A Seismic Shift in Scalable Acquisition Demands New Processing: Fiber-Optic Seismic Signal Retrieval in Urban Areas with Unsupervised Learning for Coherent Noise Removal

Abstract

With the development of fiber-optic seismic acquisition systems, dense seismic monitoring of the near surface in urban areas is quickly becoming much easier than ever before. We provide a case study illustrating the use of data from a new type of deployment, a fiber-optic array in existing telecommunications conduits underneath the Stanford University campus in California.
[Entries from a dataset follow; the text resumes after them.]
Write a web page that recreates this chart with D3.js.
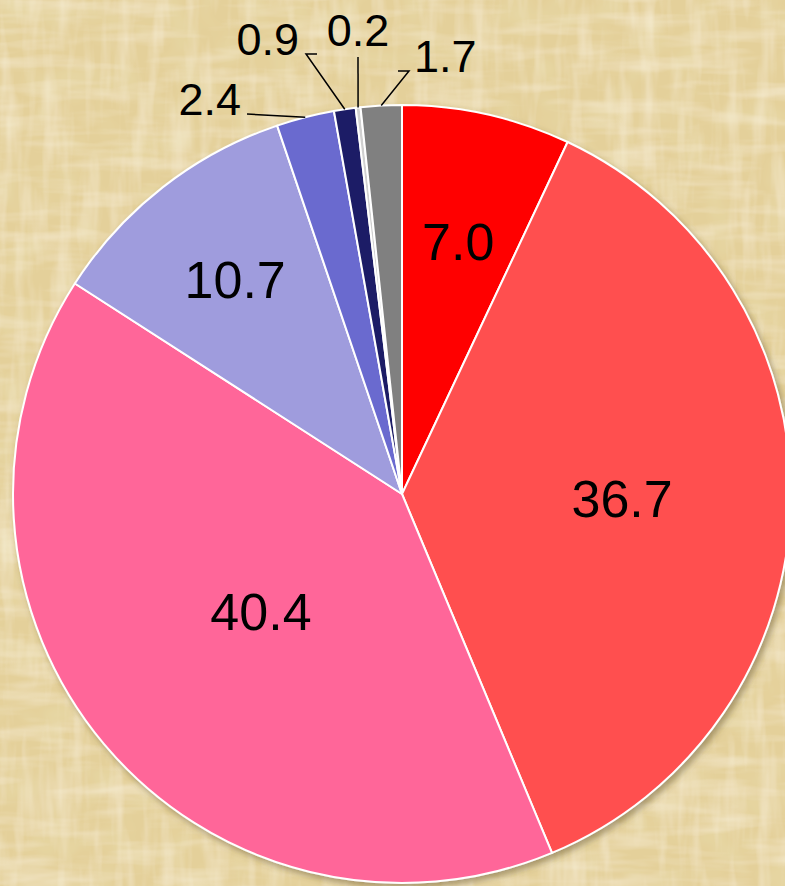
<!DOCTYPE html>
<html>
<head>
<meta charset="utf-8">
<script src="https://cdn.jsdelivr.net/npm/d3@7"></script>
<style>
  html, body { margin: 0; padding: 0; background: #E4D09A; }
  svg { display: block; }
  text { font-family: "Liberation Sans", Arial, sans-serif; fill: #000; }
</style>
</head>
<body>
<svg id="chart" width="785" height="886"></svg>
<script>
// ---- data ----
const categories = ["A", "B", "C", "D", "E", "F", "G", "H"];
const values = [7.0, 36.7, 40.4, 10.7, 2.4, 0.9, 0.2, 1.7];
const labels = ["7.0", "36.7", "40.4", "10.7", "2.4", "0.9", "0.2", "1.7"];
const colors = ["#FF0000", "#FF5050", "#FF6699", "#9F9CDD", "#6B6BCF", "#1F1F66", "#D0D0D0", "#808080"];

// ---- layout ----
const W = 785, H = 886;
const cx = 402, cy = 494, R = 389;
// inside label radius (fraction of R) for large slices
const insideR = [0.663, 0.566, 0.473, 0.697, null, null, null, null];
// outside labels: text anchor, text position, elbow point
const outside = {
  4: { anchor: "end",   tx: 241, ty: 115, elbow: [247, 114] },
  5: { anchor: "end",   tx: 299, ty: 55,  elbow: [306, 54], start: [317, 54] },
  6: { anchor: "middle",tx: 358, ty: 46,  elbow: [358, 57] },
  7: { anchor: "start", tx: 414, ty: 72,  elbow: [409, 71], start: [398, 71] }
};

const svg = d3.select("#chart");
const defs = svg.append("defs");

// parchment texture
const f = defs.append("filter").attr("id", "paper").attr("x", 0).attr("y", 0).attr("width", 1).attr("height", 1);
f.append("feTurbulence").attr("type", "fractalNoise").attr("baseFrequency", "0.07 0.012").attr("numOctaves", 3).attr("seed", 3).attr("result", "v");
f.append("feColorMatrix").attr("in", "v").attr("type", "matrix")
  .attr("values", "0 0 0 0 0.96  0 0 0 0 0.89  0 0 0 0 0.72  1.0 0 0 0 -0.45").attr("result", "vc");
f.append("feTurbulence").attr("type", "fractalNoise").attr("baseFrequency", "0.012 0.07").attr("numOctaves", 3).attr("seed", 8).attr("result", "h");
f.append("feColorMatrix").attr("in", "h").attr("type", "matrix")
  .attr("values", "0 0 0 0 0.96  0 0 0 0 0.89  0 0 0 0 0.72  1.0 0 0 0 -0.45").attr("result", "hc");
f.append("feTurbulence").attr("type", "fractalNoise").attr("baseFrequency", "0.03 0.03").attr("numOctaves", 2).attr("seed", 5).attr("result", "b");
f.append("feColorMatrix").attr("in", "b").attr("type", "matrix")
  .attr("values", "0 0 0 0 0.82  0 0 0 0 0.74  0 0 0 0 0.44  1.0 0 0 0 -0.45").attr("result", "bc");
f.append("feMerge").selectAll("feMergeNode").data(["SourceGraphic", "bc", "hc", "vc"]).join("feMergeNode").attr("in", d => d);

svg.append("rect").attr("width", W).attr("height", H).attr("fill", "#E4D09A").attr("filter", "url(#paper)");

// shadow
const sh = defs.append("filter").attr("id", "shadow").attr("x", "-10%").attr("y", "-10%").attr("width", "120%").attr("height", "120%");
sh.append("feDropShadow").attr("dx", 3).attr("dy", 4).attr("stdDeviation", 3).attr("flood-color", "#5a4a20").attr("flood-opacity", 0.45);

const pie = d3.pie().sort(null).value(d => d)(values);
const arc = d3.arc().innerRadius(0).outerRadius(R);

const g = svg.append("g").attr("transform", `translate(${cx},${cy})`);
g.append("g").attr("filter", "url(#shadow)")
  .selectAll("path").data(pie).join("path")
  .attr("d", arc)
  .attr("fill", (d, i) => colors[i])
  .attr("stroke", "#fff")
  .attr("stroke-width", 2)
  .attr("stroke-linejoin", "round");

// inside labels
pie.forEach((d, i) => {
  if (insideR[i] == null) return;
  const a = (d.startAngle + d.endAngle) / 2;
  const r = R * insideR[i];
  g.append("text")
    .attr("x", r * Math.sin(a))
    .attr("y", -r * Math.cos(a))
    .attr("text-anchor", "middle")
    .attr("dominant-baseline", "central")
    .attr("font-size", 52)
    .text(labels[i]);
});

// outside labels with leaders
pie.forEach((d, i) => {
  const o = outside[i];
  if (!o) return;
  const a = (d.startAngle + d.endAngle) / 2;
  const px = cx + R * Math.sin(a), py = cy - R * Math.cos(a);
  const pts = [[px, py], o.elbow];
  if (o.start) pts.push(o.start);
  svg.append("path")
    .attr("d", d3.line()(pts))
    .attr("fill", "none").attr("stroke", "#000").attr("stroke-width", 1.5);
  svg.append("text")
    .attr("x", o.tx).attr("y", o.ty)
    .attr("text-anchor", o.anchor)
    .attr("font-size", 45)
    .text(labels[i]);
});
</script>
</body>
</html>
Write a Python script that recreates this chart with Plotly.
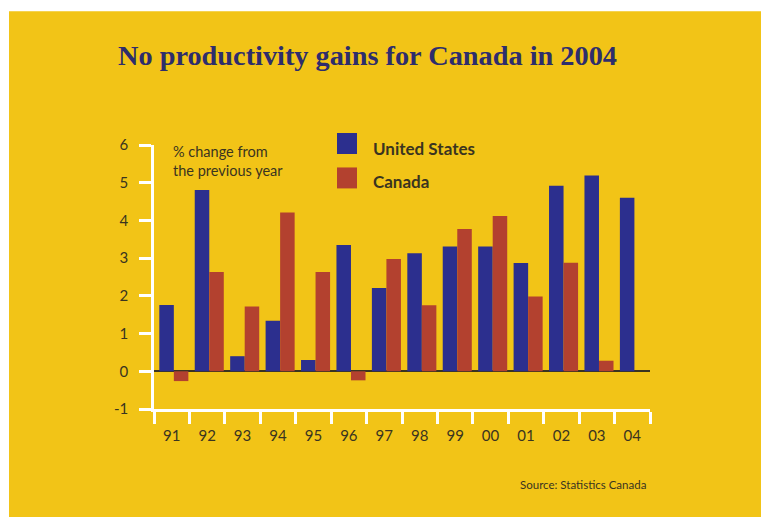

We perform cross correlations of strain-rate measurements of the ambient wavefield to extract signals that mimic the response of the array to virtual active seismic sources at any receiver location. Now that we can so easily use our telecommunications infrastructure for continuous, dense, urban seismic acquisition, data collected in such a manner will go to waste unless we significantly automate ambient noise processing. We analyze 37 days of ambient noise; introduce an exploratory data analysis tool that clusters a week of noise to help us quickly find coherent, repeating noises that inhibit reliable extraction of useful signals; and design filters to remove nearby car recordings from the next 30 days of noise. We review a metric to quantify convergence of the cross correlations and use that metric extended throughout the array to support filtering out recordings of cars near the array.